Jul. 13—Thirty-six employees of a West Lebanon home health care business will share a total of $950,000 in back pay and damages for unpaid overtime after an investigation by the U.S. Department of Labor.

The back wages awarded in a settlement represent the time-and-a-half pay that was due to employees who worked for Your Comfort Zone Inc. in New Hampshire and Vermont between April 2020 and August 2022. The company has a history of unlawful pay practices, according to the Labor Department.

So far, Your Comfort Zone has paid $36,324 in civil penalties for violations of the Fair Labor Standards Act, which requires most employees in the U.S. to be paid at least the federal minimum wage for hours up to 40 per week, and time and a half for any overtime.

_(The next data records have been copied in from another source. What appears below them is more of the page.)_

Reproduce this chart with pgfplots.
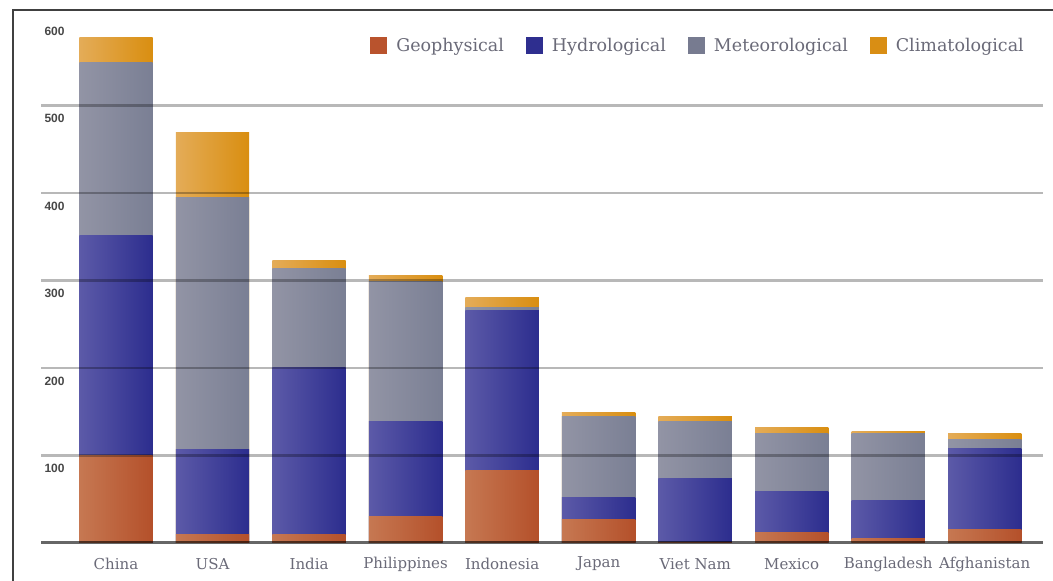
\documentclass[border=0pt]{standalone}
\usepackage{fontspec}
\setmainfont{DejaVu Serif}
\newfontfamily\tickfont{Liberation Sans}
\usepackage{pgfplots}
\pgfplotsset{compat=1.18}

\definecolor{geoL}{HTML}{C67852}
\definecolor{geoR}{HTML}{B4502A}
\definecolor{hydL}{HTML}{5C5AA8}
\definecolor{hydR}{HTML}{2C2D8E}
\definecolor{metL}{HTML}{9294A5}
\definecolor{metR}{HTML}{7A7F94}
\definecolor{cliL}{HTML}{E4AC58}
\definecolor{cliR}{HTML}{D98E10}
\definecolor{geo}{HTML}{B9532D}
\definecolor{hyd}{HTML}{2E2E8F}
\definecolor{met}{HTML}{777B90}
\definecolor{cli}{HTML}{D98E14}
\definecolor{txt}{HTML}{6A6A78}

% one stacked bar: x position, then the cumulative tops of
% Geophysical, Hydrological, Meteorological, Climatological
\newcommand\stackbar[5]{%
  \addplot[forget plot, left color=cliL, right color=cliR] coordinates {(#1,#5)};
  \addplot[forget plot, left color=metL, right color=metR] coordinates {(#1,#4)};
  \addplot[forget plot, left color=hydL, right color=hydR] coordinates {(#1,#3)};
  \addplot[forget plot, left color=geoL, right color=geoR] coordinates {(#1,#2)};
}

\begin{document}
\begin{tikzpicture}
\useasboundingbox (0,0) rectangle (1053pt,581pt);
\draw[line width=1.5pt, black!75] (13pt,0) -- (13pt,571pt) -- (1053pt,571pt);
\begin{axis}[
  at={(41pt,38pt)}, anchor=south west,
  scale only axis,
  width=1002pt, height=525pt,
  ybar, bar width=0.76, bar shift=0pt,
  every axis plot/.append style={draw=none},
  xmin=-0.777, xmax=9.604,
  ymin=0, ymax=600,
  xtick={0,...,9},
  xticklabels={China,USA,India,Philippines,Indonesia,Japan,Viet Nam,Mexico,Bangladesh,Afghanistan},
  x tick label style={font=\fontsize{15}{18}\selectfont, text=txt, anchor=center, yshift=-21pt},
  ytick={100,200,300,400,500},
  extra y ticks={600},
  extra y tick style={grid=none},
  /pgf/number format/assume math mode=true,
  yticklabel style={font=\tickfont\bfseries\fontsize{12}{14}\selectfont, text=black!72, anchor=west, xshift=0pt, yshift=-13pt},
  major tick length=0pt,
  ymajorgrids,
  grid style={line width=2.5pt, black, opacity=0.28},
  axis x line*=bottom,
  axis y line*=left,
  y axis line style={draw=none},
  x axis line style={line width=3pt, black, opacity=0.6, -},
  axis on top,
  legend columns=4,
  legend style={at={(1029pt-41pt,535pt-38pt)}, anchor=east, draw=none, fill=none,
    font=\fontsize{17.5}{21}\selectfont, text=txt,
    /tikz/every even column/.append style={column sep=20pt}},
  legend cell align=left,
]
\stackbar{0}{100}{351}{549}{578}
\stackbar{1}{9.5}{107.4}{394.6}{469.7}
\stackbar{2}{9.5}{201}{314}{322.6}
\stackbar{3}{30}{139}{299}{305.5}
\stackbar{4}{83.4}{265.5}{269.3}{280.4}
\stackbar{5}{27}{52}{145}{149.5}
\stackbar{6}{1}{74}{139}{145}
\stackbar{7}{12}{59}{125}{131.6}
\stackbar{8}{5}{48}{125}{127.5}
\stackbar{9}{15.6}{107.6}{118}{125}
\addlegendimage{legend image code/.code={\fill[geo] (0pt,-8.5pt) rectangle (17pt,8.5pt); \path (24pt,0pt);}}
\addlegendentry{Geophysical}
\addlegendimage{legend image code/.code={\fill[hyd] (0pt,-8.5pt) rectangle (17pt,8.5pt); \path (24pt,0pt);}}
\addlegendentry{Hydrological}
\addlegendimage{legend image code/.code={\fill[met] (0pt,-8.5pt) rectangle (17pt,8.5pt); \path (24pt,0pt);}}
\addlegendentry{Meteorological}
\addlegendimage{legend image code/.code={\fill[cli] (0pt,-8.5pt) rectangle (17pt,8.5pt); \path (24pt,0pt);}}
\addlegendentry{Climatological}
\end{axis}
\end{tikzpicture}
\end{document}
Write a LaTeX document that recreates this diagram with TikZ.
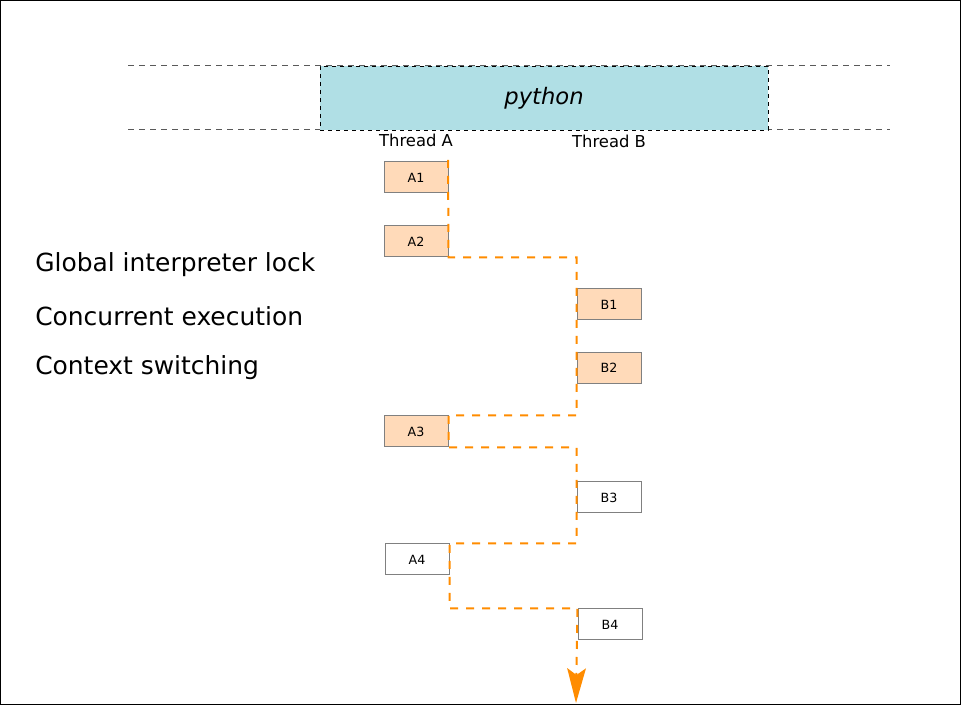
\documentclass[tikz,border=0pt]{standalone}
\usepackage{fontspec}
\setmainfont{DejaVu Sans}
\usetikzlibrary{arrows.meta}
\definecolor{gilblue}{HTML}{B0DFE5}
\definecolor{runfill}{HTML}{FFDAB9}
\definecolor{flow}{HTML}{FF8C00}
\begin{document}
\begin{tikzpicture}[
    x=0.75pt, y=-0.75pt,
    slot/.style={rectangle, draw=gray, line width=0.75pt, minimum width=48pt, minimum height=23.25pt, inner sep=0pt, font=\fontsize{9.5}{11}\selectfont},
    run/.style={slot, fill=runfill},
    idle/.style={slot, fill=white},
    guide/.style={draw=black!65, dash pattern=on 4.5pt off 3.75pt, line width=0.75pt},
    label/.style={anchor=west, inner sep=0pt, font=\fontsize{18.7}{22}\selectfont},
    header/.style={font=\fontsize{12.3}{14}\selectfont},
    handoff/.style={draw=flow, line width=1.5pt, dash pattern=on 6pt off 6pt}
]
    \useasboundingbox (0,0) rectangle (961,705);
    \draw[black, line width=0.75pt] (0.5,0.5) rectangle (960.5,704.5);

    % Interpreter band
    \draw[guide] (128,66) -- (890,66);
    \draw[guide] (128,130) -- (890,130);
    \node[draw=black, dashed, fill=gilblue, minimum width=336pt, minimum height=48pt, inner sep=0pt,
          font=\fontsize{17}{20}\selectfont\itshape] (gil) at (544,98) {python};

    % Thread headers
    \node[header] (tha) at (416,140) {Thread A};
    \node[header] (thb) at (609,141) {Thread B};

    % Time slices
    \node[run] (a1) at (416,177.5) {A1};
    \node[run] (a2) at (416,241.5) {A2};
    \node[run] (b1) at (609,304.5) {B1};
    \node[run] (b2) at (609,368) {B2};
    \node[run] (a3) at (416,431.5) {A3};
    \node[idle] (b3) at (609,497.5) {B3};
    \node[idle] (a4) at (417,559.5) {A4};
    \node[idle] (b4) at (610,624.5) {B4};

    % Captions
    \node[label] (lock) at (35,265) {Global interpreter lock};
    \node[label] (conc) at (35,316) {Concurrent execution};
    \node[label] (ctx) at (35,368) {Context switching};

    % Lock hand-off
    \coordinate (start) at (448,160);
    \coordinate (finish) at (576,703);
    \draw[handoff, -{Stealth[length=26pt, width=14pt, inset=5pt, sep=0pt]}]
        (start) -- (a2.south east) -- (b1.north west |- a2.south east)
        -- (b2.south west |- a3.north east) -- (a3.north east)
        -- (a3.south east) -- (b3.north west |- a3.south east)
        -- (b3.south west |- a4.north east) -- (a4.north east)
        -- (a4.south east |- b4.north west) -- (b4.north west) -- (finish);
\end{tikzpicture}
\end{document}
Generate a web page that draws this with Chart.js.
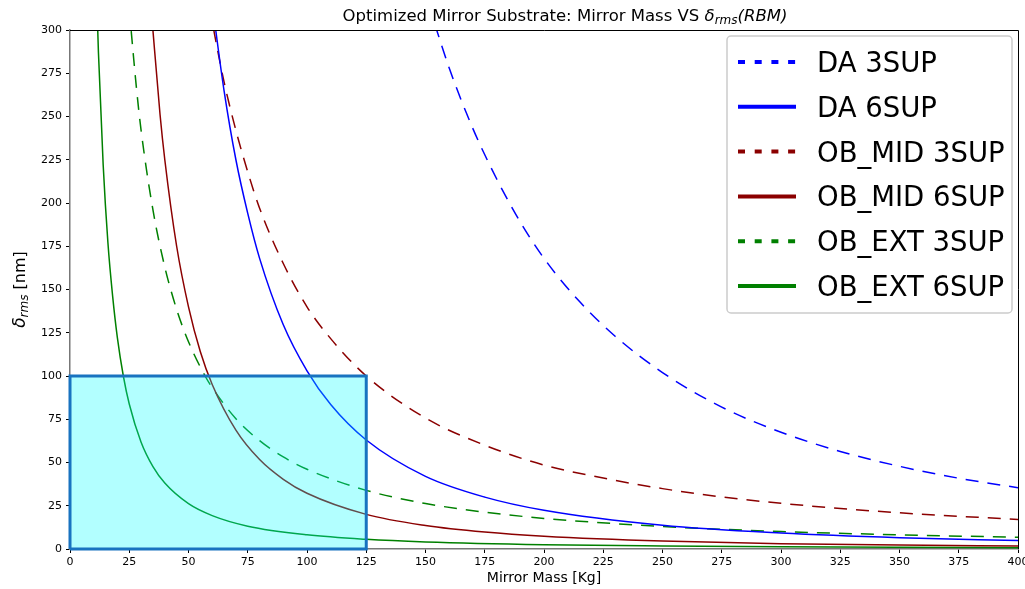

The business and its president and owner, Rosalind Godfrey, also will pay $50,000 in punitive damages as a result of a federal court order July 5. That's for a related case involving retaliation by Your Comfort Zone against its employees.

These are not the company's first violations, according to the Labor Department. After two investigations in 2018, the department's wage and hour division recovered more than $100,000 in overtime owed to 25 Your Comfort Zone employees. The division later learned that the employer allegedly coerced some affected workers into kicking back the money.

The order issued last week in the U.S. District Court in Concord also prohibits the company or its owner from retaliating, seeking kickbacks or taking or threatening adverse action against current or former employees who asserted their rights under federal labor law.

"Your Comfort Zone's repeated shortchanging of its employees is egregious and illegal and deprives people who provide valuable and necessary care in our communities of the hard-earned overtime wages they need to support themselves and their families," said Steven McKinney, district director for the Labor Department's wage and hour division in Manchester, in a statement this week. "We will use every enforcement tool we have to recover workers' wages and bring serial violators like these into compliance."

"The resolution of this case serves as notice to employers that retaliation and wage theft will not be tolerated by the U.S. Department of Labor," said Regional Solicitor of Labor Maia Fisher in Boston.

Ted Fitzgerald, a public affairs director and spokesperson for the department's wage and hour division, said it doesn't have the authority to stop a violator from doing business. He said the division cannot comment on whether other New Hampshire home care companies are under investigation for similar violations.